An In-depth Discussion of Textual Similarity: Taking a look at the toolkit
The Introduction’s Introduction
This is the third post in a series of blog posts on textual similarity. If you haven’t already read the previous posts I recommend reading them. TL:DR those posts;
- Define the target audience
- Caveat the series
- Define what textual similarity is
- Discuss how current usage of the term is too broad
- Describe characteristics of similarity that matters and provide a taxonomy to reason about them
- Give specific examples of tasks and how they map up to the taxonomy
Introduction
Even with a framework to describe how texts can be similarity, we still need to translate that into practice. Below is a list of similarity methods I’ve come across. It cannot be understated how instrumental the SimMetrics website was in this process. I’m familiar with common GOF methods and a fair number of neural methods, but there are a large number of GOF ML approaches that are not typically covered or mentioned otherwise.
Below is a framework grouping together methods based on how they work. This will make more sense later when discussing how to pick between methods. The underlying mechanism limits what each method can do.
Considerations/how to pick between methods will be covered in the next post.
Methods
This is an incomplete list of textual similarity methods. This list won’t, and can’t, cover every single method and its variants. A lot of these methods can be tweaked or otherwise combined to create something novel not described here. When there are too many variants to cover, notes will be left to guide the reader.
Broadly the methods are broken down to be similar in terms of implementation/underlying mechanism. The reason is that a lot of the methods grouped together, while they may seem different, share some underlying qualities.
- String Matching
- Exact match: Straight forward, are these the same strings a=b
- Processed match: Applying some transformation (stripping excess spaces, lower case) and check equality f(a) = f(b)

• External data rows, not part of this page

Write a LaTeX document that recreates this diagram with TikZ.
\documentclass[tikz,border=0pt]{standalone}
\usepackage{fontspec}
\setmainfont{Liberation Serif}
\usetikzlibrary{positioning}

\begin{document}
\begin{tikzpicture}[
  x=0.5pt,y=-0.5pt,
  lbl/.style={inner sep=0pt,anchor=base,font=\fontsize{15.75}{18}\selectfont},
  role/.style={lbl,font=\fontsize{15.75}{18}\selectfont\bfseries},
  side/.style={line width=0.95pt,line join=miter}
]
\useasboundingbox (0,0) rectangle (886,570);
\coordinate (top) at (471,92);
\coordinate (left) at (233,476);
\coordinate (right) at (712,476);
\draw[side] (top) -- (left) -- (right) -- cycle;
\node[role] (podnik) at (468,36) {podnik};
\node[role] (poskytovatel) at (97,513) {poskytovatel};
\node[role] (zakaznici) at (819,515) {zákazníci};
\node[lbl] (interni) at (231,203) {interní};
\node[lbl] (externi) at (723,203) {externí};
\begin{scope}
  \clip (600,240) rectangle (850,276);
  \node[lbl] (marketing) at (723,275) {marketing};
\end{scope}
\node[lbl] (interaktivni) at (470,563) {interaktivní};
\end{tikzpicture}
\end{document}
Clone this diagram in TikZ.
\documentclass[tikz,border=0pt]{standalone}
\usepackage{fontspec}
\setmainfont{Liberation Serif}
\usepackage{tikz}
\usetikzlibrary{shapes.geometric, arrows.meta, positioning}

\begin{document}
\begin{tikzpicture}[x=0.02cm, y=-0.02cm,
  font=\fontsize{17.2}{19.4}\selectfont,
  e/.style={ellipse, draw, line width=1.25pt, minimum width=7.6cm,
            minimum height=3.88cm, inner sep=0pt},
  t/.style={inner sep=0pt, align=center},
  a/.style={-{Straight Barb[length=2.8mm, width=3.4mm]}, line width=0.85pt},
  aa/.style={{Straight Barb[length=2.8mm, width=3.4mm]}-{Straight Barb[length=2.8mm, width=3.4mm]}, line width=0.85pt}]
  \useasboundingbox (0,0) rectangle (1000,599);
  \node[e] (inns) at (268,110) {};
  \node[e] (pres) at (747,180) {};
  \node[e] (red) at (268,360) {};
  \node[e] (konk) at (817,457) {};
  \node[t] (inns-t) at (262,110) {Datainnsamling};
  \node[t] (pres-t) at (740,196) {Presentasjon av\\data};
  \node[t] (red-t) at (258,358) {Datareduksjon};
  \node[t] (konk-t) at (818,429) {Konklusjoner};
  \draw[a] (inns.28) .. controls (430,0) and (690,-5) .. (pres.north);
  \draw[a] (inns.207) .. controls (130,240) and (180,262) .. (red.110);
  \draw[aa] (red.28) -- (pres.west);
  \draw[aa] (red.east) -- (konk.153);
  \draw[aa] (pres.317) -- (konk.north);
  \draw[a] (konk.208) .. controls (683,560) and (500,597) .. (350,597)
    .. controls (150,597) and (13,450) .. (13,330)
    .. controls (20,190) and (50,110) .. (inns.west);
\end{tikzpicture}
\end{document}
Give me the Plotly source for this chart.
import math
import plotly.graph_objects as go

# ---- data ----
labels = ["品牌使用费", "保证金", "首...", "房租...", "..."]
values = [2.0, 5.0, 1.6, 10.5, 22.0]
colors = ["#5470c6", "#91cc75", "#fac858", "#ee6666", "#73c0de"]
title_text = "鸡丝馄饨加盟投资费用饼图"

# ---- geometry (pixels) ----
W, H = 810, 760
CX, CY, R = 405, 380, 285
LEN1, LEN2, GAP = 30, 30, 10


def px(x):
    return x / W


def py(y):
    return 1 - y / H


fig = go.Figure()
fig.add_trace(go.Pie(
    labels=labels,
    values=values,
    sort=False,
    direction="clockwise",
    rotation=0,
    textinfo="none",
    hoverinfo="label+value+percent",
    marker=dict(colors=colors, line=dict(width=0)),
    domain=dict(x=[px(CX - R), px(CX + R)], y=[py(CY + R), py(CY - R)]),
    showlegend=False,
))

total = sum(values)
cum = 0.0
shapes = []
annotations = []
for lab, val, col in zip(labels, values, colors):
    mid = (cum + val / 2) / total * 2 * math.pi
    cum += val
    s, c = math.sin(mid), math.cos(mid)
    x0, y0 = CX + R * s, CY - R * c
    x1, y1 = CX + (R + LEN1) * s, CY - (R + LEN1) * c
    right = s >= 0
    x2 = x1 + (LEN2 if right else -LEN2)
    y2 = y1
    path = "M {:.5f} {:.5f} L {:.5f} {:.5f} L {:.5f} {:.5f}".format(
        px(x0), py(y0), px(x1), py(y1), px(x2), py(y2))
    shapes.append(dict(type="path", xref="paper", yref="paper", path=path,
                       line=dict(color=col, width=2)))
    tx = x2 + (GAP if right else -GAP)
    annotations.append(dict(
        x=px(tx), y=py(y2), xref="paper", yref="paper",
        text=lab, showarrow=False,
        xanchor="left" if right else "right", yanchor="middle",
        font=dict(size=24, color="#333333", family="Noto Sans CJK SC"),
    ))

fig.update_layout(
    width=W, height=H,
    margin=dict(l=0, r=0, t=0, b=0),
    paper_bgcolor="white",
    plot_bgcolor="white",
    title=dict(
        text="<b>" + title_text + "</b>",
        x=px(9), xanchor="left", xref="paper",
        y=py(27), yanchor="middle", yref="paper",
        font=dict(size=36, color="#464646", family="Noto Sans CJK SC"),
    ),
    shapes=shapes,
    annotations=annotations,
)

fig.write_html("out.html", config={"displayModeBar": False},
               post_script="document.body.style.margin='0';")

- Overlap Matching: Process string and look at how much overlap exists between those processed values
- Set-overlap: 2. Jaccard Similarity: |intersection(a,b)|/|union(a,b)| 3. Overlap Coefficient: |intersection(a,b)|/min(|a|,|b|) 3. MinHash
- N-gram overlap:
- Substring matching
- Jaro distance metric
- Jaro Winkler
- Ukkonen Algorithm
- Compression Similarity: Using a lossless compression algorithm like gzip: |compress(a,b)|/min(|a|,|b|) range of this is [1,|a|+|b|]. Could be normalized by using d-1/(|a|+|b|-1) where d is the distance
- Difflib
- Dynamic programming
- Edit Distance
- Levenshtein distance Damerau-Levenshtein distance
- Needleman-Wunch distance or Sellers Algorithm
- Smith-Waterman distance
- Gotoh Distance or Smith-Waterman-Gotoh distance
- Monge Elkan distance
- Dynamic Time Warping
- Edit Distance
- Embedding Space Based (WIP, will add discussion on embeddings)
- L1
- L2
- Cosine Similarity
- BERT-Score
- Learned methods (WIP)
- Embeddings
- Similarity Classification
- Heuristic Methods (custom problem specific approaches)
Closing Comments
Some final remarks; a fair number of methods to work with strings were omitted since they
- Require a corpus (bloom filters, statistical methods (KL Divergence))
- Don’t make sense in the context of comparing two strings (GREP)
While these may make sense and can be used to compare strings, they didn’t fit into how the subject has been framed so far.
Another remark is that input granularity can often be varied. For example edit distance is often discussed at the char-level. There is nothing stopping you from doing it at the word level instead, in fact that might make more sense for most applications. If deduplicating it is unlikely the same word will be misspelled in one document, but correctly in another. Reducing the number of tokens will increase the speed.
Beyond changing input granularity, methods can also be combined. If misspelled words is a concern, you could use something like Jaccard similarity at the char level to account for any misspelt words. Nothing is stopping you from mixing and matching techniques, it’s just rarely discussed and becomes much more problem specific. To see if a specific combination is necessary you would need metrics.